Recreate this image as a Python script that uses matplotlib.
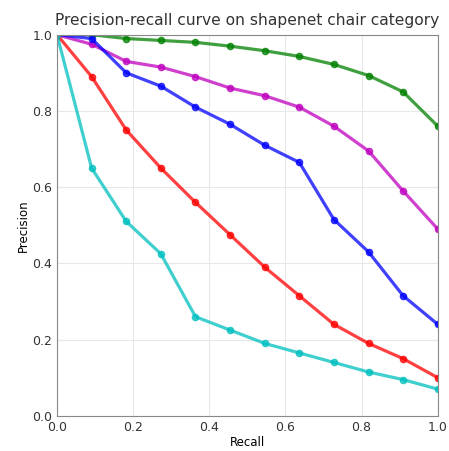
import matplotlib
matplotlib.use('Agg')
import matplotlib.pyplot as plt
import numpy as np

recall = np.arange(12) / 11.0
prec_green = [1.0, 1.0, 0.99, 0.985, 0.98, 0.97, 0.958, 0.943, 0.922, 0.893, 0.85, 0.76]
prec_magenta = [1.0, 0.975, 0.93, 0.915, 0.89, 0.86, 0.84, 0.81, 0.76, 0.695, 0.59, 0.49]
prec_blue = [1.0, 0.99, 0.9, 0.865, 0.81, 0.765, 0.71, 0.665, 0.515, 0.43, 0.315, 0.24]
prec_red = [1.0, 0.89, 0.75, 0.65, 0.56, 0.475, 0.39, 0.315, 0.24, 0.19, 0.15, 0.1]
prec_cyan = [1.0, 0.65, 0.51, 0.425, 0.26, 0.225, 0.19, 0.165, 0.14, 0.115, 0.095, 0.07]

series = [(prec_green, (0, 0.5, 0)), (prec_magenta, (0.75, 0, 0.75)),
          (prec_blue, (0, 0, 1)), (prec_red, (1, 0, 0)), (prec_cyan, (0, 0.75, 0.75))]

fig = plt.figure(figsize=(4.49, 4.51), dpi=100)
ax = fig.add_axes([0.127, 0.078, 0.848, 0.845])
for p, c in series:
    ax.plot(recall, p, '-o', color=c, lw=2.3, ms=4.5, alpha=0.75, mec=c)
ax.set_xlim(0, 1)
ax.set_ylim(0, 1)
ax.set_xticks(np.arange(0, 1.01, 0.2))
ax.set_yticks(np.arange(0, 1.01, 0.2))
ax.grid(True, color='#e8e8e8', lw=0.8)
for s in ax.spines.values():
    s.set_color('#888888')
ax.tick_params(labelsize=9, colors='#333333', length=0)
ax.set_xlabel('Recall', fontsize=8.5, labelpad=2)
ax.set_ylabel('Precision', fontsize=8.5, labelpad=2)
ax.set_title('Precision-recall curve on shapenet chair category', fontsize=11.2, color='#333333', pad=7)
fig.savefig('out.png', dpi=100)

Exercise requirements:
Print out the material word for word, omitting the pictures.

Written solution:
Recreate this image as a Python script that uses matplotlib.
import matplotlib
matplotlib.use('Agg')
import matplotlib.pyplot as plt
import numpy as np

recall = np.arange(12) / 11.0
prec_green = [1.0, 1.0, 0.99, 0.985, 0.98, 0.97, 0.958, 0.943, 0.922, 0.893, 0.85, 0.76]
prec_magenta = [1.0, 0.975, 0.93, 0.915, 0.89, 0.86, 0.84, 0.81, 0.76, 0.695, 0.59, 0.49]
prec_blue = [1.0, 0.99, 0.9, 0.865, 0.81, 0.765, 0.71, 0.665, 0.515, 0.43, 0.315, 0.24]
prec_red = [1.0, 0.89, 0.75, 0.65, 0.56, 0.475, 0.39, 0.315, 0.24, 0.19, 0.15, 0.1]
prec_cyan = [1.0, 0.65, 0.51, 0.425, 0.26, 0.225, 0.19, 0.165, 0.14, 0.115, 0.095, 0.07]

series = [(prec_green, (0, 0.5, 0)), (prec_magenta, (0.75, 0, 0.75)),
          (prec_blue, (0, 0, 1)), (prec_red, (1, 0, 0)), (prec_cyan, (0, 0.75, 0.75))]

fig = plt.figure(figsize=(4.49, 4.51), dpi=100)
ax = fig.add_axes([0.127, 0.078, 0.848, 0.845])
for p, c in series:
    ax.plot(recall, p, '-o', color=c, lw=2.3, ms=4.5, alpha=0.75, mec=c)
ax.set_xlim(0, 1)
ax.set_ylim(0, 1)
ax.set_xticks(np.arange(0, 1.01, 0.2))
ax.set_yticks(np.arange(0, 1.01, 0.2))
ax.grid(True, color='#e8e8e8', lw=0.8)
for s in ax.spines.values():
    s.set_color('#888888')
ax.tick_params(labelsize=9, colors='#333333', length=0)
ax.set_xlabel('Recall', fontsize=8.5, labelpad=2)
ax.set_ylabel('Precision', fontsize=8.5, labelpad=2)
ax.set_title('Precision-recall curve on shapenet chair category', fontsize=11.2, color='#333333', pad=7)
fig.savefig('out.png', dpi=100)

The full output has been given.